The phenomenal educational attainment in East-Asian societies has been systematically documented (Park & Kim, 2004; Stevenson, Azuma, & Hakuta, 1986; Stevenson & Lee, 1990). The main factor responsible for high academic performance lies in socialization practices that promote and maintain a strong relational and emotional bond between parents and children. It is the role of parents to provide a positive family environment for children and to pressure children to succeed. Children learn to discipline themselves and to develop their academic skills with the help of their parents. This type of socialization facilitates the development of proxy control. A second major factor is the emphasis on self-regulation, especially the belief in the importance of persistent effort. The third major factor is the compatibility of values between familial and school environment that promotes collective efficacy.

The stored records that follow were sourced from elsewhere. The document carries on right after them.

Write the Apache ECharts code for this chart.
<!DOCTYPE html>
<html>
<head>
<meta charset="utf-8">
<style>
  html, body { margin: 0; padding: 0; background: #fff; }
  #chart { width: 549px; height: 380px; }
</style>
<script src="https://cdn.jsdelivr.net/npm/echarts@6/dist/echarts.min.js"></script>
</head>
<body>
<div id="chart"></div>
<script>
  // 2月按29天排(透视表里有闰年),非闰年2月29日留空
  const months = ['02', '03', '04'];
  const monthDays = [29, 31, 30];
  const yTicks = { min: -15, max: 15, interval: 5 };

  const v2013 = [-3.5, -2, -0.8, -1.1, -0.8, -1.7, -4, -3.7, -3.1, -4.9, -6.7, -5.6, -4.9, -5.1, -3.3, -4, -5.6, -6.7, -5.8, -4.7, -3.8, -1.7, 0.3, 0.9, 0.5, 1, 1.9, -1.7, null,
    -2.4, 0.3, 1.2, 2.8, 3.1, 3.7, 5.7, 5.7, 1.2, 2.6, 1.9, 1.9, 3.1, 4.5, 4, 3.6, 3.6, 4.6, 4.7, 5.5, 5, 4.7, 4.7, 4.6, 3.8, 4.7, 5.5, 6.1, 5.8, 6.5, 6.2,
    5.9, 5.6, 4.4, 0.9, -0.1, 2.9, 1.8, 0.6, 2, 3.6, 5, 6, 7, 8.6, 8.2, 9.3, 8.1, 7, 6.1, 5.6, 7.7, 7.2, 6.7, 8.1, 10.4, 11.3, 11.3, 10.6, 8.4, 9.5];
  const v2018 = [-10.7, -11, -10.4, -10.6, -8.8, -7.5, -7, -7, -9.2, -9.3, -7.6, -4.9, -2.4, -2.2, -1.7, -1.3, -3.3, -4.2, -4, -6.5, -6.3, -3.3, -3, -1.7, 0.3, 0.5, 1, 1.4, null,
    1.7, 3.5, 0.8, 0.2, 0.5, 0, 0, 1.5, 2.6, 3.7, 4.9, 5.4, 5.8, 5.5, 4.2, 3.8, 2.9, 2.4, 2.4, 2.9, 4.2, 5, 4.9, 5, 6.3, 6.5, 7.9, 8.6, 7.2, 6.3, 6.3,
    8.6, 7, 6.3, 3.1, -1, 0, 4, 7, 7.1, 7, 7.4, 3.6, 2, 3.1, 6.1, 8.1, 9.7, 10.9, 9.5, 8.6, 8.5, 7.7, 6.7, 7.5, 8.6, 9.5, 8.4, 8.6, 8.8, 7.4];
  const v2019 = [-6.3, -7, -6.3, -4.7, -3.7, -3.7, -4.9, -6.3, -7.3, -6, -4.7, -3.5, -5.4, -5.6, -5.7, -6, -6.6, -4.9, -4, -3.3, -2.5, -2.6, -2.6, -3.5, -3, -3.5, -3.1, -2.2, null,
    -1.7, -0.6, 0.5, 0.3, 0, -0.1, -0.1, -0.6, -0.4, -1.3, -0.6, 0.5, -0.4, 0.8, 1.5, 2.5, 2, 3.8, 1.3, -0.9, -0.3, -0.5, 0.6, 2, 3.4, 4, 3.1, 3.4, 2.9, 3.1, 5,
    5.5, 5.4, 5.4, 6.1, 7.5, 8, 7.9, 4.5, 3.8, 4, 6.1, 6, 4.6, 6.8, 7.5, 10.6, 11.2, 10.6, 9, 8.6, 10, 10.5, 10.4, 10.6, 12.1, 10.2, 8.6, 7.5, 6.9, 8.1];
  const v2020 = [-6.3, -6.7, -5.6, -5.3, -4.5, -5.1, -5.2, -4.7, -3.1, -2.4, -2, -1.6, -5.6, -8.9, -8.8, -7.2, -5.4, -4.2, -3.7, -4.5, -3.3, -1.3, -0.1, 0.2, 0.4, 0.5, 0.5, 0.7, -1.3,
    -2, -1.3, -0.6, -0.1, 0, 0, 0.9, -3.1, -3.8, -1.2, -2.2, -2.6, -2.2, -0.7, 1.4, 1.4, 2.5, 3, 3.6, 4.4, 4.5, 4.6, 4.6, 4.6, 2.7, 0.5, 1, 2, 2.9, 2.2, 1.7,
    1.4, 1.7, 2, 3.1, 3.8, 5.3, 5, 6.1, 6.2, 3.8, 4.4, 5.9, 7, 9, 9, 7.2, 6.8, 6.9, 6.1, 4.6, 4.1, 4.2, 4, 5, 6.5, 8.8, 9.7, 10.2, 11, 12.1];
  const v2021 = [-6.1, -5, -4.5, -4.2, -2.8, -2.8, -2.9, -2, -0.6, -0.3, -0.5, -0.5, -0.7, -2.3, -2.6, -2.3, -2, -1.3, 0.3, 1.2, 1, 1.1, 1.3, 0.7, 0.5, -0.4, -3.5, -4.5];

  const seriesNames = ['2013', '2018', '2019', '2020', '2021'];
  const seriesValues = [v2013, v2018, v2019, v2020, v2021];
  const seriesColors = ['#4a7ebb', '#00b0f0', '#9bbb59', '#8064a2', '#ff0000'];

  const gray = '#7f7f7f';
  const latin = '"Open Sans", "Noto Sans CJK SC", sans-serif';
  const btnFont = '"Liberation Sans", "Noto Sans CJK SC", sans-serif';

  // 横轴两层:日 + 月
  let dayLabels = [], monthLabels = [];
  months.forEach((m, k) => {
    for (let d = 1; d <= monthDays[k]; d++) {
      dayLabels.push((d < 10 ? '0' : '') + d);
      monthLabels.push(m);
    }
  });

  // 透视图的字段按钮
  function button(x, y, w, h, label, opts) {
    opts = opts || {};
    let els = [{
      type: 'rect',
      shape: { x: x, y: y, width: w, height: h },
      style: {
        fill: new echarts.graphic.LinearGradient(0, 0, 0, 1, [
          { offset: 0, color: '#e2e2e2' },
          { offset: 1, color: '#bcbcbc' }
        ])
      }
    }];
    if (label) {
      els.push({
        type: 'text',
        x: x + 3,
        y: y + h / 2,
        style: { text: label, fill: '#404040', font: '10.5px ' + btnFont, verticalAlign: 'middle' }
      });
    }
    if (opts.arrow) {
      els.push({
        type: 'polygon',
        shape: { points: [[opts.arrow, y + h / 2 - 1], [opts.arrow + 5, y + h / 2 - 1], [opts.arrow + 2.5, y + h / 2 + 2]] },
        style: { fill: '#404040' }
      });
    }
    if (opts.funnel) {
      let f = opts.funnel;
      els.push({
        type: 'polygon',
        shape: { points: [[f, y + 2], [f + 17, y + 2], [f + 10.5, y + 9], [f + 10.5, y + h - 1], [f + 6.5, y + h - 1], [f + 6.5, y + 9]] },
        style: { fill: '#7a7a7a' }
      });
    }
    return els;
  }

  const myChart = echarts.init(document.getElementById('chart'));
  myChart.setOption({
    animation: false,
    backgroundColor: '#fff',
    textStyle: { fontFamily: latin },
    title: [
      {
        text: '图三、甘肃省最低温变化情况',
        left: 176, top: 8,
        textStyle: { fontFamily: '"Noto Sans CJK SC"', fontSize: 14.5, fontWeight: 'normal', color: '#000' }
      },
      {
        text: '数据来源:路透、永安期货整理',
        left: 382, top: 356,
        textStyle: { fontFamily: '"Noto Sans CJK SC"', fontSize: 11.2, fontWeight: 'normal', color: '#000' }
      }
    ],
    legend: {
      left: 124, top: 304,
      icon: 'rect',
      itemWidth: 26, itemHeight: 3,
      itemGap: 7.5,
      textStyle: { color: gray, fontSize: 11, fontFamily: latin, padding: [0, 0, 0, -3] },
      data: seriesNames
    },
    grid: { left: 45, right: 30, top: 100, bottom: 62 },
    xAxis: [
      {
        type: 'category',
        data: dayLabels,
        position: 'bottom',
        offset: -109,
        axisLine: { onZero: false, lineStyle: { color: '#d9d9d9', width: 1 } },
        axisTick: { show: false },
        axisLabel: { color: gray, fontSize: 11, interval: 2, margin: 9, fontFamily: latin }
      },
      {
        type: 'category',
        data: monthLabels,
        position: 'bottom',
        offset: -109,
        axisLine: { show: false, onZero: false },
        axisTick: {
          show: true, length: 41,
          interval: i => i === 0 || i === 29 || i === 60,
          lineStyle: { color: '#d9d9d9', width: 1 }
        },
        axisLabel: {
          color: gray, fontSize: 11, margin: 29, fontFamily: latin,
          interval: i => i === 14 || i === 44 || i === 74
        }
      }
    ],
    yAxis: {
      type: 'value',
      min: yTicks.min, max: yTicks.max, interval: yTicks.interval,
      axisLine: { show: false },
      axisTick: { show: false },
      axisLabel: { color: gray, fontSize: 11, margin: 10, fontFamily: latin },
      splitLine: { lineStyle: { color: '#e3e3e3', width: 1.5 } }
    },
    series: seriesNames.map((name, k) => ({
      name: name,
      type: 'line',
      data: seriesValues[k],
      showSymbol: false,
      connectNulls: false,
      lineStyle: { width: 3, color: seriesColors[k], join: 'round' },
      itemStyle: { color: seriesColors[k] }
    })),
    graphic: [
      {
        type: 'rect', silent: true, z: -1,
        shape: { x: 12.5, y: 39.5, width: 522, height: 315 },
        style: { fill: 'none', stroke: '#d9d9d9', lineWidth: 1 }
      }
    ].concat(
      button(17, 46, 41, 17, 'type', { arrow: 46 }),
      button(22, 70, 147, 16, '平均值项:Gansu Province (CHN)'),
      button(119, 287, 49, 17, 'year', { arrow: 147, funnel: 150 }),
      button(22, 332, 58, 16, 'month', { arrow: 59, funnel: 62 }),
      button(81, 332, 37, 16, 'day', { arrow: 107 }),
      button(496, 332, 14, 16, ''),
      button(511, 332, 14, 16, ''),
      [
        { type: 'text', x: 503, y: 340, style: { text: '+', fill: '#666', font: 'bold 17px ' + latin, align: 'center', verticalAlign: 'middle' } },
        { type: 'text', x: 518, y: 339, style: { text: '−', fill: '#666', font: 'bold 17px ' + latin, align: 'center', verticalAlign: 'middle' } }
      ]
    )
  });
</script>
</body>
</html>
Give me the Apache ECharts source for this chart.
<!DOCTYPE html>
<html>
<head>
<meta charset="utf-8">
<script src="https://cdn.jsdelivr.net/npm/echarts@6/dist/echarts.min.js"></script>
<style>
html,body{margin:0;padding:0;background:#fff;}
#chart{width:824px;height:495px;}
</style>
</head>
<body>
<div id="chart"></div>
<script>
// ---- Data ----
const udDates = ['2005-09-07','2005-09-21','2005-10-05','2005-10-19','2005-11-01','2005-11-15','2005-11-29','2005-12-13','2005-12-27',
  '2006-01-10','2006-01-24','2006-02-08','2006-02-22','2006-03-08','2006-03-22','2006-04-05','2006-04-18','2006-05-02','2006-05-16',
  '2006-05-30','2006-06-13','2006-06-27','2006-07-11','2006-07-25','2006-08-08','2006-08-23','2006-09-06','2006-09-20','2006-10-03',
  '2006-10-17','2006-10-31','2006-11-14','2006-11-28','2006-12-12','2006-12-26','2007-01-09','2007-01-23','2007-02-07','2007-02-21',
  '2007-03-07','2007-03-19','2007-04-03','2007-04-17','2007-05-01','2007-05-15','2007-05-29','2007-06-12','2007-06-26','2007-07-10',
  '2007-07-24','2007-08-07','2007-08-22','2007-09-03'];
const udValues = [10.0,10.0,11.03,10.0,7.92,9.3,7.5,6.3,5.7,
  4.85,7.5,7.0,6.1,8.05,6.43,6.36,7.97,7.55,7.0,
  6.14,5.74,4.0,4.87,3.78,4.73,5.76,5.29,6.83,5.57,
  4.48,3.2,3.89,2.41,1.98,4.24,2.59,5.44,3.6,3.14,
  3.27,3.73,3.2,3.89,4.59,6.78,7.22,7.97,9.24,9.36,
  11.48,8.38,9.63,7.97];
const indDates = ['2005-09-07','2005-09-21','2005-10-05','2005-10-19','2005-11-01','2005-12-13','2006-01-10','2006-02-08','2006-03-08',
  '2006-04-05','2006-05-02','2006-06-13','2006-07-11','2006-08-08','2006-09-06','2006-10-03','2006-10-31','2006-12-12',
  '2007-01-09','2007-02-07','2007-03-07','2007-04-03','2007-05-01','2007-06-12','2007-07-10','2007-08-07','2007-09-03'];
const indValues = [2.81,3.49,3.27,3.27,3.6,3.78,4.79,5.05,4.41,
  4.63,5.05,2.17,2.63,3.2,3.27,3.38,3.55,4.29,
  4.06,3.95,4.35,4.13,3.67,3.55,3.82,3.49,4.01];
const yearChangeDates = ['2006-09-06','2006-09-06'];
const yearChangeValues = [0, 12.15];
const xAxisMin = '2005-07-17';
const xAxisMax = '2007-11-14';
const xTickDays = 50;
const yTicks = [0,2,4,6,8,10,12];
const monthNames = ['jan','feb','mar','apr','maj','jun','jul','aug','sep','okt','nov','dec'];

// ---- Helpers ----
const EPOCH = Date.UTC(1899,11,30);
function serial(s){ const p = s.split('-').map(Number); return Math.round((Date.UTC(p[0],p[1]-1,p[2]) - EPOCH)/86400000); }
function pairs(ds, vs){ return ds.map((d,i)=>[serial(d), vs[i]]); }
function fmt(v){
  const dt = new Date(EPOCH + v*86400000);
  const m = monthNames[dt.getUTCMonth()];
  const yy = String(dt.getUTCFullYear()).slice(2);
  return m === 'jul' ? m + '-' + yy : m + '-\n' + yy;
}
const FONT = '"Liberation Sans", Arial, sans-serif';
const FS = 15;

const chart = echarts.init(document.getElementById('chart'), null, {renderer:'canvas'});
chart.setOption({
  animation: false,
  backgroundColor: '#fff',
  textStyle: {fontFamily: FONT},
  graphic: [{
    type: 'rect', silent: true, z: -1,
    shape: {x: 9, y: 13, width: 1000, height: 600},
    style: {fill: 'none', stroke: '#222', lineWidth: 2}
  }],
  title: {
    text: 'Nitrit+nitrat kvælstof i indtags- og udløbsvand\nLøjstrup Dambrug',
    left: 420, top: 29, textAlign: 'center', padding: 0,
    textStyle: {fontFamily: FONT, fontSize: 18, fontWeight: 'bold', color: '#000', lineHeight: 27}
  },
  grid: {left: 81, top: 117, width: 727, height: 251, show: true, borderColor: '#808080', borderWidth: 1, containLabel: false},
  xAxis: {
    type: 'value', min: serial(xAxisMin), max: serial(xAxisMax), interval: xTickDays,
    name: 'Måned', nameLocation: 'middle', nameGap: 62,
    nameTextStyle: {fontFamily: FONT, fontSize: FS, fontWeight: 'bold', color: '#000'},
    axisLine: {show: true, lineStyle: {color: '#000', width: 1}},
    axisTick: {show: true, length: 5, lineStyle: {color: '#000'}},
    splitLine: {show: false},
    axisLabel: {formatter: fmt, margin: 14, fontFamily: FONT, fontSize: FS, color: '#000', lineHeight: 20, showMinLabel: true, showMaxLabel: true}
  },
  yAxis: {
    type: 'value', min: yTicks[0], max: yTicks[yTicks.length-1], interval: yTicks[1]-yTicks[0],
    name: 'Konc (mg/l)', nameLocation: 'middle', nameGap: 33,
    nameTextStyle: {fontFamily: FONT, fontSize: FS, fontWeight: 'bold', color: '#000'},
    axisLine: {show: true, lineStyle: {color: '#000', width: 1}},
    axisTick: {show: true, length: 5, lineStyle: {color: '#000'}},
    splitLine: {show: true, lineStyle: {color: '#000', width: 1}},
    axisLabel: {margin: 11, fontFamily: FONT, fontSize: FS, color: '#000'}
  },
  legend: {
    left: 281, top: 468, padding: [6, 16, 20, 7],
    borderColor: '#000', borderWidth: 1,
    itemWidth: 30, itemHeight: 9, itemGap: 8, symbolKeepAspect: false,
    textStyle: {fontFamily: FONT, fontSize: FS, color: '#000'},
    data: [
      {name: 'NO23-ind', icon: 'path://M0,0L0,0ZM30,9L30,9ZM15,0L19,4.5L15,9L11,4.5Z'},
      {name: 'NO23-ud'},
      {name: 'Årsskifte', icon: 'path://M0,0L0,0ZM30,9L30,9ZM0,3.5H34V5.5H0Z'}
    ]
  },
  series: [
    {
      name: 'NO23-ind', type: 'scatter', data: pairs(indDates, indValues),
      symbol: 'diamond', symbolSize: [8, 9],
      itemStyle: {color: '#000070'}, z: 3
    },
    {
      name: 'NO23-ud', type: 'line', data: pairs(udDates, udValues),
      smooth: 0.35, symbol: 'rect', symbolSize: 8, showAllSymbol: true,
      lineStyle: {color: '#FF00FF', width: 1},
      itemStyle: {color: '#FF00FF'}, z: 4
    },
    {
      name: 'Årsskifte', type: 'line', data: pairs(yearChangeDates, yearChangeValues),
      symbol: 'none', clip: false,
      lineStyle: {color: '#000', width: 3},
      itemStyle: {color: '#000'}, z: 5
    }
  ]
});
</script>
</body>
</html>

Interdependence and Proxy Control. The parent–child relationship provides the basis for the development of the self. Parental devotion, sacrifice, and support are important features of the traditional socialization that still operates in modern East Asia (Azuma, 1986; Ho, 1986, Park & Kim, 2004). In East Asia, a mother remains close to her child to make the child feel secure, to set a minimal boundary between herself and the child, and to meet all the needs of the child. Children’s strong dependency needs, both emotional and physical, are satisfied by their mother’s indulgent devotion, even if that involves tremendous sacrifice on her own part.

A mother’s job is to use the close relationship with her children to encourage them to discipline themselves and to succeed in school. She becomes a mediator between the home environment and the school environment by socializing appropriate values and normative behavior. As children mature, they are expected to extend and transfer their interdependent identification and loyalty from their mothers to their teachers.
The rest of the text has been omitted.